Collected material:
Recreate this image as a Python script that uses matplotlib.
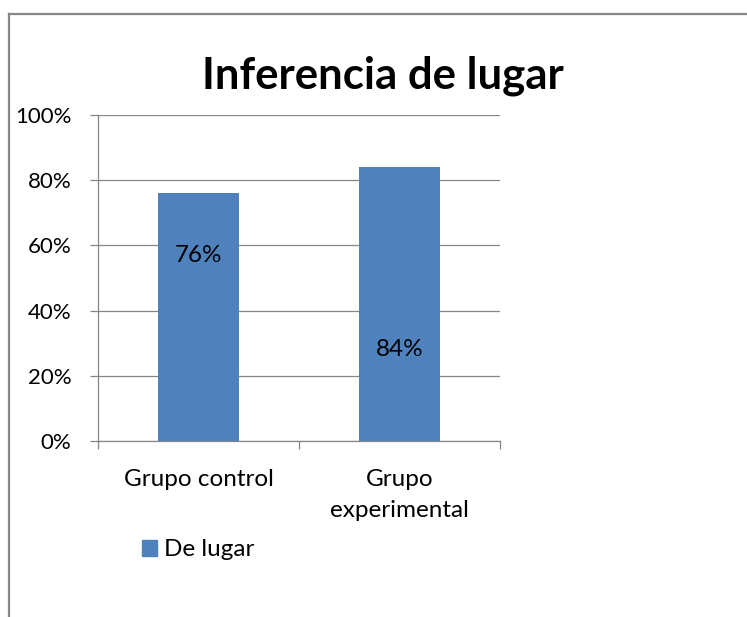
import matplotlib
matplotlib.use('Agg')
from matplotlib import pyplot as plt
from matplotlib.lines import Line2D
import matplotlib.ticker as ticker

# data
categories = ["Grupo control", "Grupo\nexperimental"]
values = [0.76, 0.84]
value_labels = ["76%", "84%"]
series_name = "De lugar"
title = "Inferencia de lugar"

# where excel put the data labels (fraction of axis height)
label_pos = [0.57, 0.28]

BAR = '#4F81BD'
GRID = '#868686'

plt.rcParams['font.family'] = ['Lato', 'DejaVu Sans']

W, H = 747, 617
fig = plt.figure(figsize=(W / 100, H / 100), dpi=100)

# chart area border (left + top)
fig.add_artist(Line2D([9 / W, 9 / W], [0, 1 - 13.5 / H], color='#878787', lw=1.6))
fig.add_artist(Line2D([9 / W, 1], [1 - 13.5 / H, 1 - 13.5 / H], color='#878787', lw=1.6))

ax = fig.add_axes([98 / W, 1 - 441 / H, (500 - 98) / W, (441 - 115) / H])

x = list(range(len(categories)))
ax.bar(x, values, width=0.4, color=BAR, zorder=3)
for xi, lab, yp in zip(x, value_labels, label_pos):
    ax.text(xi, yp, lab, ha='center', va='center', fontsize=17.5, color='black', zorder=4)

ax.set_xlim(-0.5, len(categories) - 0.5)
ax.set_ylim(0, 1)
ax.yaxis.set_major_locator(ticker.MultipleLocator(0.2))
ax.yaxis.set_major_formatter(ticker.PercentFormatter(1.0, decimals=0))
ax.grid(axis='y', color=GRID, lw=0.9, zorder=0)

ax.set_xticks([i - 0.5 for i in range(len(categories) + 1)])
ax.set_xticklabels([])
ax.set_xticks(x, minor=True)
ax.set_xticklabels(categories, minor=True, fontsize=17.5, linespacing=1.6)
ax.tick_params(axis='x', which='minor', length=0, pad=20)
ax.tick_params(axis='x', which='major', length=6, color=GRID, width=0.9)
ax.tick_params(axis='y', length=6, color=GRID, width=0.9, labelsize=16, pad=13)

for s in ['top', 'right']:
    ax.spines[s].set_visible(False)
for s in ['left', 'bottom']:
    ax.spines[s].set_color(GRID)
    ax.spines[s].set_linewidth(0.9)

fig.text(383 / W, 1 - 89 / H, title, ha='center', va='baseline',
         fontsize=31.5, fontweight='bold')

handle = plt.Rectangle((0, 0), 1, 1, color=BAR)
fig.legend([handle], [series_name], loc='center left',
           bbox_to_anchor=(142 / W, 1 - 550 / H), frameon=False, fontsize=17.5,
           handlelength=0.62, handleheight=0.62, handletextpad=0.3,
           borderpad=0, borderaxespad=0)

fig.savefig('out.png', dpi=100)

Written exercise:
From the top of the listing above, repeat each line exactly until you reach the line containing "import matplotlib.ticker as ticker", and repeat that one too. Leave the pictures out.

Exercise answer:
Recreate this image as a Python script that uses matplotlib.
import matplotlib
matplotlib.use('Agg')
from matplotlib import pyplot as plt
from matplotlib.lines import Line2D
import matplotlib.ticker as ticker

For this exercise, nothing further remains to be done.